My wife taught me something--maybe too much--about the game at the PGA

I have been covering golf for 16 years, but I've never had a more enlightening day on the course than last Thursday at Baltusrol. I gained more fresh insights into Tour life--and a few revelations about my own life--than I've had on any previous day at a tournament. And I didn't interview any players at all. The secret to my success? I simply followed my wife, Carrie, and listened to her analysis.

For starters, I learned that Vijay Singh is a teddy bear. "He was so chatty on the practice range," Carrie said. "It looks as if he is everybody's best friend, and it's nice that he gave all the players at the past champions' dinner a subscription to Bassmaster magazine. You won't bring SPORTS ILLUSTRATED home for me, and you get it free."

Apparently, Steve Williams is another Mr. Nice Guy, not a scowling, camera-tossing ogre. "He's totally sweet," said Carrie, who bumped into Tiger Woods's caddie on the front nine while I was at the concession stand. Tiger had airmailed one of his tee shots into the trees and the ball landed next to Carrie. "After I helped move a TV cable away from the ball," she said, "Stevie looked up at me, smiled and said, 'Thanks a lot.'"

As for the fans, Carrie couldn't understand why so many people wore golf spikes. "It's totally ridiculous," she said. "Do they think Tiger's going to ask them to hit a shot for him?"

We spent much of the afternoon following Phil Mickelson, Carrie's favorite player. "Wow, he's big!" Carrie said when she first laid eyes on Lefty. "Does he hang out with John Daly?" Carrie had nicer things to say about Adam Scott, who was in Mickelson's group. "Very cute. He's seriously working out."

I spotted Mickelson's wife, Amy, in Phil's gallery and pointed her out to Carrie. That was like putting a T-bone in front of a German shepherd. Carrie stopped watching Phil and started eavesdropping on Amy, who was chatting with a girlfriend. "All they talked about was shopping and the fights going on between some of the players' wives," Carrie reported. "How come you never write about any of this stuff?"

At the end of the afternoon we stopped in the media tent.
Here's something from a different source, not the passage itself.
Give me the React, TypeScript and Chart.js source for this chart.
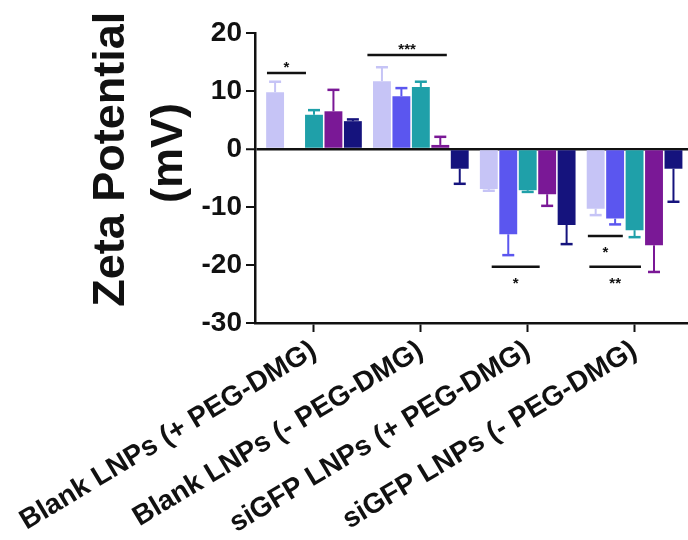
import React, { useEffect, useRef } from 'react';
import { Chart, registerables } from 'chart.js';

Chart.register(...registerables);

const categories = [
  'Blank LNPs (+ PEG-DMG)',
  'Blank LNPs (- PEG-DMG)',
  'siGFP LNPs (+ PEG-DMG)',
  'siGFP LNPs (- PEG-DMG)',
];
const seriesColors = ['#c6c4f6', '#5b56ef', '#1fa0a9', '#7a1896', '#15137d'];

const series1 = [9.8, 11.7, -6.9, -10.3];
const series1Err = [1.8, 2.4, 0.3, 1.1];
const series2 = [null, 9.1, -14.7, -12.0];
const series2Err = [null, 1.4, 3.6, 1.0];
const series3 = [5.9, 10.7, -7.1, -14.0];
const series3Err = [0.8, 0.9, 0.3, 1.2];
const series4 = [6.5, 0.7, -7.8, -16.6];
const series4Err = [3.7, 1.4, 2.0, 4.6];
const series5 = [4.8, -3.4, -13.1, -3.4];
const series5Err = [0.3, 2.6, 3.3, 5.7];

const seriesValues = [series1, series2, series3, series4, series5];
const seriesErrors = [series1Err, series2Err, series3Err, series4Err, series5Err];

const yMin = -30;
const yMax = 20;
const yStep = 10;

const yTitleLines = ['Zeta Potential', '(mV)'];

// significance brackets (x in category units, y in mV)
const sigStart = [-0.44, 0.5, 1.663, 2.563, 2.577];
const sigEnd = [-0.075, 1.243, 2.112, 2.89, 3.06];
const sigY = [13.1, 16.2, -20.3, -15, -20.3];
const sigLabel = ['*', '***', '*', '*', '**'];
const sigAbove = [true, true, false, false, false];

const FONT = "'Liberation Sans', Arial, sans-serif";

const errorBarPlugin = {
  id: 'errorBars',
  afterDatasetsDraw(chart: any) {
    const ctx = chart.ctx;
    const yScale = chart.scales.y;
    ctx.save();
    chart.data.datasets.forEach((ds: any, di: number) => {
      const meta = chart.getDatasetMeta(di);
      const errs = seriesErrors[di];
      meta.data.forEach((el: any, i: number) => {
        const v = seriesValues[di][i];
        const e = errs[i];
        if (v === null || e === null || v === undefined) return;
        const sign = v >= 0 ? 1 : -1;
        const yEnd = yScale.getPixelForValue(v + sign * e);
        const yStart = yScale.getPixelForValue(v);
        ctx.strokeStyle = ds.backgroundColor;
        ctx.lineWidth = 2;
        ctx.beginPath();
        ctx.moveTo(el.x, yStart);
        ctx.lineTo(el.x, yEnd);
        ctx.stroke();
        ctx.lineWidth = 2.5;
        ctx.beginPath();
        ctx.moveTo(el.x - 6, yEnd);
        ctx.lineTo(el.x + 6, yEnd);
        ctx.stroke();
      });
    });
    ctx.restore();
  },
};

const sigPlugin = {
  id: 'sigBars',
  afterDatasetsDraw(chart: any) {
    const ctx = chart.ctx;
    const xs = chart.scales.x;
    const ys = chart.scales.y;
    ctx.save();
    ctx.strokeStyle = '#111';
    ctx.fillStyle = '#111';
    ctx.lineWidth = 2.5;
    ctx.font = `bold 15px ${FONT}`;
    ctx.textAlign = 'center';
    ctx.textBaseline = 'alphabetic';
    sigLabel.forEach((lab, i) => {
      const x0 = xs.getPixelForValue(sigStart[i]);
      const x1 = xs.getPixelForValue(sigEnd[i]);
      const y = ys.getPixelForValue(sigY[i]);
      ctx.beginPath();
      ctx.moveTo(x0, y);
      ctx.lineTo(x1, y);
      ctx.stroke();
      const cx = (x0 + x1) / 2;
      if (sigAbove[i]) {
        ctx.fillText(lab, cx, y - 1);
      } else {
        ctx.fillText(lab, cx, y + 21);
      }
    });
    ctx.restore();
  },
};

export default function App() {
  const ref = useRef<HTMLCanvasElement | null>(null);

  useEffect(() => {
    if (!ref.current) return;
    const chart = new Chart(ref.current, {
      type: 'bar',
      data: {
        datasets: seriesValues.map((vals, si) => ({
          label: `Series ${si + 1}`,
          data: vals.map((v, i) => ({ x: i, y: v })),
          backgroundColor: seriesColors[si],
          borderWidth: 0,
          categoryPercentage: 0.91,
          barPercentage: 0.92,
        })),
      },
      options: {
        responsive: false,
        animation: false,
        layout: { padding: { top: 33, left: 0, right: 0, bottom: 0 } },
        plugins: {
          legend: { display: false },
          tooltip: { enabled: false },
        },
        scales: {
          x: {
            type: 'linear',
            min: -0.552,
            max: 3.5,
            offset: false,
            afterBuildTicks: (s: any) => {
              s.ticks = categories.map((_, i) => ({ value: i }));
            },
            afterFit: (s: any) => {
              s.height = 540 - 323;
              s.paddingLeft = 0;
              s.paddingRight = 0;
            },
            grid: {
              offset: false,
              drawOnChartArea: false,
              color: '#111',
              tickColor: '#111',
              tickLength: 9,
              tickWidth: 2,
            },
            border: { display: true, color: '#111', width: 2.5 },
            ticks: {
              autoSkip: false,
              minRotation: 31,
              maxRotation: 31,
              padding: 2,
              color: '#111',
              font: { family: FONT, size: 28, weight: 'bold' },
              callback: (value: any) => categories[value as number] ?? '',
            },
          },
          y: {
            min: yMin,
            max: yMax,
            afterFit: (s: any) => {
              s.width = 255;
            },
            grid: {
              color: (c: any) => (c.tick && c.tick.value === 0 ? '#111' : 'rgba(0,0,0,0)'),
              lineWidth: (c: any) => (c.tick && c.tick.value === 0 ? 2.5 : 0),
              tickColor: '#111',
              tickLength: 9,
              tickWidth: 2,
            },
            border: { display: true, color: '#111', width: 2.5 },
            ticks: {
              stepSize: yStep,
              padding: 4,
              color: '#111',
              font: { family: FONT, size: 28, weight: 'bold' },
            },
            title: {
              display: true,
              text: ['   ' + yTitleLines[0], '    ' + yTitleLines[1]],
              color: '#111',
              font: { family: FONT, size: 45, weight: 'bold', lineHeight: 1.3 },
              padding: { top: 82, bottom: 0 },
            },
          },
        },
      },
      plugins: [errorBarPlugin, sigPlugin],
    } as any);
    return () => chart.destroy();
  }, []);

  return (
    <div style={{ position: 'absolute', left: 0, top: 0, width: 688, height: 540, background: '#fff' }}>
      <canvas ref={ref} width={688} height={540} style={{ display: 'block' }} />
    </div>
  );
}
Many of the 1,013 reporters covering the PGA sat in front of computers watching the action on TV. At the back of the giant tent Carrie noticed a glass-enclosed room with a message painted on a window: RELAX ... WITH A 5 MINUTE MASSAGE $5.

"What's the need for that?" asked Carrie. "Because you reporters work so hard, eating catered food in air-conditioning while watching TV?"

Next time, I think I'll leave Carrie at home to watch Phil and Tiger on TV while lying on the sofa in our air-conditioned den.


The U.S. win should have elevated the Walker Cup's profile, but it was totally eclipsed by the PGA.





Rick and Carrie--on a good day.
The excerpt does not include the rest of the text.